The undisputed facts before me are that the plaintiffs have paid the defendant the deposit for the purchase of the bungalow lot by way of an oral agreement but the defendant was unable to deliver the bungalow lot to the plaintiffs even until today. Order 81 r 1(1) (b) expressly provides for the plaintiffs to apply for rescission of an agreement, (whether in writing or not) on the ground that the defendant has no defence to the action.

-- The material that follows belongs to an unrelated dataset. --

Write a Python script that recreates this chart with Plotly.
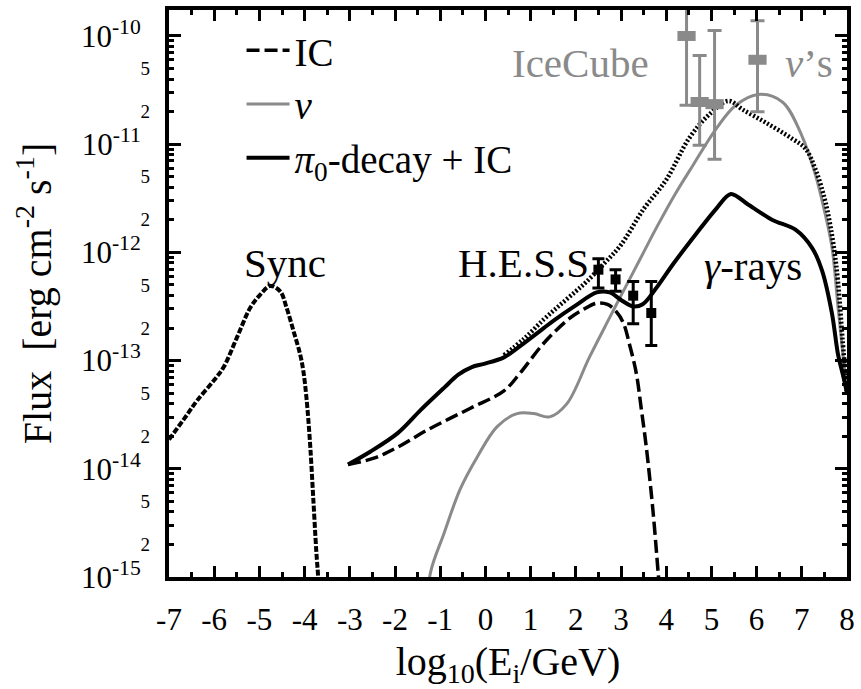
import plotly.graph_objects as go

# ---------------- data (x = log10(E/GeV), values = log10 flux) ----------------
sync_x = [-7.0, -6.6, -6.38, -6.0, -5.79, -5.5, -5.2, -4.98, -4.76, -4.54, -4.40,
          -4.25, -4.10, -4.03, -3.96, -3.88, -3.81, -3.74, -3.70, -3.68]
sync_logf = [-13.73, -13.50, -13.37, -13.18, -13.06, -12.79, -12.51, -12.39, -12.31,
             -12.36, -12.51, -12.72, -12.94, -13.09, -13.34, -13.76, -14.26, -14.77,
             -15.0, -15.2]

ic_x = [-3.04, -2.45, -1.94, -1.28, -0.33, 0.41, 0.76, 1.29, 1.86, 2.2, 2.46, 2.7,
        2.9, 3.05, 3.2, 3.34, 3.45, 3.56, 3.71, 3.82, 3.87]
ic_logf = [-13.96, -13.90, -13.80, -13.64, -13.44, -13.28, -13.12, -12.84, -12.61,
           -12.52, -12.47, -12.48, -12.55, -12.65, -12.87, -13.12, -13.45, -13.80,
           -14.40, -14.95, -15.2]

nu_x = [-1.30, -1.21, -0.91, -0.56, -0.18, 0.26, 0.70, 1.07, 1.42, 1.80, 2.30, 2.74,
        3.0, 3.4, 3.8, 4.2, 4.6, 5.1, 5.54, 6.04, 6.57, 7.0, 7.3, 7.52, 7.67, 7.80,
        7.9, 8.0]
nu_logf = [-15.3, -14.95, -14.59, -14.19, -13.89, -13.61, -13.49, -13.49, -13.52,
           -13.40, -12.97, -12.61, -12.40, -12.08, -11.76, -11.46, -11.19, -10.86,
           -10.64, -10.54, -10.61, -10.92, -11.28, -11.65, -11.96, -12.5, -12.9, -13.3]

tot_x = [-3.04, -2.54, -1.94, -1.44, -0.91, -0.60, -0.30, -0.03, 0.41, 0.85, 1.29, 1.51,
         2.0, 2.46, 2.75, 3.0, 3.27, 3.48, 3.78, 4.15, 4.66, 5.10, 5.43, 5.82, 6.35,
         6.86, 7.23, 7.45, 7.67, 7.80, 7.92, 8.0]
tot_logf = [-13.96, -13.84, -13.67, -13.46, -13.25, -13.13, -13.06, -13.03, -12.97, -12.84,
            -12.70, -12.63, -12.49, -12.37, -12.37, -12.44, -12.50, -12.48, -12.33,
            -12.11, -11.83, -11.60, -11.46, -11.56, -11.70, -11.79, -11.96, -12.17,
            -12.57, -12.94, -13.15, -13.3]

dot_x = [0.41, 0.85, 1.29, 1.64, 2.0, 2.24, 2.61, 3.0, 3.5, 4.0, 4.5, 4.94, 5.38,
         5.69, 6.2, 6.79, 7.08, 7.30, 7.52, 7.69, 7.80, 7.9, 8.0]
dot_logf = [-12.95, -12.80, -12.62, -12.49, -12.36, -12.27, -12.11, -11.93, -11.60,
            -11.33, -10.95, -10.73, -10.60, -10.68, -10.80, -10.95, -11.04, -11.23,
            -11.53, -11.90, -12.27, -12.8, -13.3]

hess_x = [2.50, 2.88, 3.27, 3.67]
hess_logf = [-12.16, -12.25, -12.40, -12.56]
hess_log_hi = [-12.06, -12.16, -12.27, -12.27]
hess_log_lo = [-12.33, -12.36, -12.66, -12.86]

icecube_x = [4.45, 4.74, 5.07, 6.02]
icecube_logf = [-10.00, -10.61, -10.63, -10.22]
icecube_log_hi = [-9.60, -10.18, -9.95, -9.86]
icecube_log_lo = [-10.64, -11.01, -11.14, -10.70]

x_ticks = list(range(-7, 9))
x_ticklabels = [str(v) for v in x_ticks]
decades = list(range(-15, -9))
decade_labels = ["10<sup>%d</sup>" % d for d in decades]
digit_vals = [m * 10.0 ** d for d in decades for m in (2, 5)]
digit_labels = [str(m) for d in decades for m in (2, 5)]

# ------------------------------------------------------------------------------
def lin(v):
    return [10.0 ** a for a in v]

GREY = "#8a8a8a"
FONT = "Liberation Serif"

fig = go.Figure()

fig.add_trace(go.Scatter(x=sync_x, y=lin(sync_logf), mode="lines", showlegend=False,
                         line=dict(color="black", width=4, dash="6px,2px", shape="spline", smoothing=1.0)))
fig.add_trace(go.Scatter(x=ic_x, y=lin(ic_logf), mode="lines", name="IC",
                         line=dict(color="black", width=3.5, dash="13px,5px", shape="spline", smoothing=1.0)))
fig.add_trace(go.Scatter(x=nu_x, y=lin(nu_logf), mode="lines", name="<i>ν</i>",
                         line=dict(color=GREY, width=3, shape="spline", smoothing=1.0)))
fig.add_trace(go.Scatter(x=tot_x, y=lin(tot_logf), mode="lines",
                         name="<i>π</i><sub>0</sub>-decay + IC",
                         line=dict(color="black", width=4, shape="spline", smoothing=0.9)))
fig.add_trace(go.Scatter(x=dot_x, y=lin(dot_logf), mode="lines", showlegend=False,
                         line=dict(color="black", width=4.5, dash="2px,2px", shape="spline", smoothing=1.0)))

hy = lin(hess_logf)
fig.add_trace(go.Scatter(
    x=hess_x, y=hy, mode="markers", showlegend=False,
    marker=dict(symbol="square", size=10, color="black"),
    error_y=dict(type="data", symmetric=False,
                 array=[h - y for h, y in zip(lin(hess_log_hi), hy)],
                 arrayminus=[y - l for l, y in zip(lin(hess_log_lo), hy)],
                 color="black", thickness=3, width=6)))

iy = lin(icecube_logf)
fig.add_trace(go.Scatter(
    x=icecube_x, y=iy, mode="markers", showlegend=False,
    marker=dict(symbol="line-ew", size=13, color=GREY, line=dict(color=GREY, width=10)),
    error_y=dict(type="data", symmetric=False,
                 array=[h - y for h, y in zip(lin(icecube_log_hi), iy)],
                 arrayminus=[y - l for l, y in zip(lin(icecube_log_lo), iy)],
                 color=GREY, thickness=3, width=7)))

# empty trace so the overlay axis (digit labels 2, 5) is drawn
fig.add_trace(go.Scatter(x=[], y=[], yaxis="y2", showlegend=False, hoverinfo="skip"))

yrange = [-15, -9.76]

fig.update_layout(
    width=861, height=689,
    margin=dict(l=169, r=8, t=6, b=112),
    paper_bgcolor="white", plot_bgcolor="white",
    font=dict(family=FONT, color="black", size=31),
    showlegend=True,
    legend=dict(x=0.107, y=0.985, xanchor="left", yanchor="top", bgcolor="rgba(0,0,0,0)",
                font=dict(size=39, family=FONT), itemwidth=43, tracegroupgap=0),
    xaxis=dict(range=[-7, 8], tickmode="array", tickvals=x_ticks, ticktext=x_ticklabels,
               ticks="inside", ticklen=11, tickwidth=3, tickcolor="black",
               minor=dict(dtick=0.5, tick0=0, ticks="inside", ticklen=5, tickwidth=3, tickcolor="black"),
               showline=True, linewidth=4, linecolor="black", mirror="ticks",
               showgrid=False, zeroline=False, tickfont=dict(size=31, family=FONT),
               ticklabelstandoff=12,
               title=dict(text="log<sub>10</sub>(E<sub>i</sub>/GeV)", font=dict(size=40, family=FONT),
                          standoff=13)),
    yaxis=dict(type="log", range=yrange, tickmode="array",
               tickvals=[10.0 ** d for d in decades], ticktext=decade_labels,
               ticks="inside", ticklen=12, tickwidth=3, tickcolor="black",
               minor=dict(tickvals=[m * 10.0 ** d for d in decades for m in range(2, 10)],
                          ticks="inside", ticklen=5, tickwidth=3, tickcolor="black"),
               showline=True, linewidth=4, linecolor="black", mirror="ticks",
               showgrid=False, zeroline=False, tickfont=dict(size=31, family=FONT),
               ticklabelstandoff=18,
               title=dict(text="Flux  [erg cm<sup>-2</sup> s<sup>-1</sup>]", font=dict(size=40, family=FONT),
                          standoff=18)),
    yaxis2=dict(type="log", range=yrange, overlaying="y", side="left", anchor="x",
                tickmode="array", tickvals=digit_vals, ticktext=digit_labels,
                ticks="", showline=False, showgrid=False, zeroline=False,
                tickfont=dict(size=19, family=FONT), ticklabelstandoff=18),
    annotations=[
        dict(text="Sync", x=-4.43, y=-12.10, xref="x", yref="y", showarrow=False,
             font=dict(size=41, family=FONT)),
        dict(text="H.E.S.S", x=0.85, y=-12.10, xref="x", yref="y", showarrow=False,
             font=dict(size=41, family=FONT)),
        dict(text="<i>γ</i>-rays", x=5.93, y=-12.13, xref="x", yref="y", showarrow=False,
             font=dict(size=41, family=FONT)),
        dict(text="IceCube", x=2.1, y=-10.25, xref="x", yref="y", showarrow=False,
             font=dict(size=41, color=GREY, family=FONT)),
        dict(text="<i>ν</i>’s", x=7.15, y=-10.25, xref="x", yref="y", showarrow=False,
             font=dict(size=41, color=GREY, family=FONT)),
    ],
)

fig.write_html("out.html")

The facts in Perwira Habib Bank, supra, revolve around three banking facilities in which liability was disputed on the ground that the time to repay had not accrued yet as the plaintiff bank had failed to fulfil their obligations to provide a complete drawdown of the facilities for the purpose for which such facilities were granted. The defendant alleged that the plaintiff had orally agreed, inter alia, that they would continue to assist the defendant. On these facts, Siti Norma Yaakob J (now CJ (M)) held that it was not a proper case to grant summary judgment.
I am of the view the facts in Perwira Habib Bank, supra, are clearly distinguishable from the facts before me.
VII. DELAY AND CONSEQUENCES
It was said for the defendant that the plaintiffs have after the letter dated July 1, 1998 waited until July 16, 2003 to commence this action and has indeed acquiesced in the continuance of the oral agreement and so was estopped from commencing this action.
The plaintiffs' response is that this issue was never raised in the defence.
In my judgment, the truth of the matter is that after the plaintiffs' letter dated July 1, 1998, the plaintiffs had instructed their solicitors to issue four notices of demand to the defendant to which the defendant had never replied. In the face of contemporary letters, the submission for the defendant is clearly unsustainable.
Further the defendant's failure to include the issues of delay, acquiescence and estoppel in the defence made it demonstrably clear to me that this submission is a red herring which deserves to be rejected.
VIII. CONCLUSION
The defendant has no defence to the plaintiff's claim. In line with National Company Foreign Trade v Kayu Raya Sdn Bhd [1984] 2 MLJ 300, FC, I hold that the plaintiff is entitled to summary judgment and make an order in terms of Encl.10, with general damages for breach of the oral agreement to be assessed by the registrar of this court.
Cases
Alloy Automotive Sdn Bhd v Perusahaan Ironfield Sdn Bhd [1986] 1 MLJ 382, SC; Bank Negara Malaysia v Mohd Ismail [1992] 1 MLJ 400, SC; Chen Heng Ping v Intradagang Merchant Bankers (M) Bhd [1993] 2 AMR 1655, CA; Huo Heng Oil Co (EM) Sdn Bhd v Tang Tiew Yong [1987] 1 MLJ 139, HC; Kapital Raya Sdn Bhd v Bloomville Corp Sdn Bhd [1997] 1 AMR 22; [1996] 3 MLJ 322, CA; National Company For Foreign Trade v Kayu Raya Sdn Bhd [1984] 2 MLJ 300, FC; Penang Development Corporation v Khaw Chin Boo [1993] 2 MLJ 161, HC; Perwira Habib Bank Malaysia Bhd v Beca (Malaysia) Sdn Bhd (Mallal's Digest, 4th edn, paragraph 6136)
Legislations
Contracts Act 1930: s.40, s.47
Housing Developers (Control and Licensing) Regulations 1982
Rules of the High Court 1980, Order 81 r1(1), 1(1)(b)
Representations
Andre HL Wee (Yap Koon Roy & Associates) for plaintiffs
Kuganeswari (Kesavan & Associates) for defendant
Notes:-
This decision is also reported at [2005] 5 AMR 64.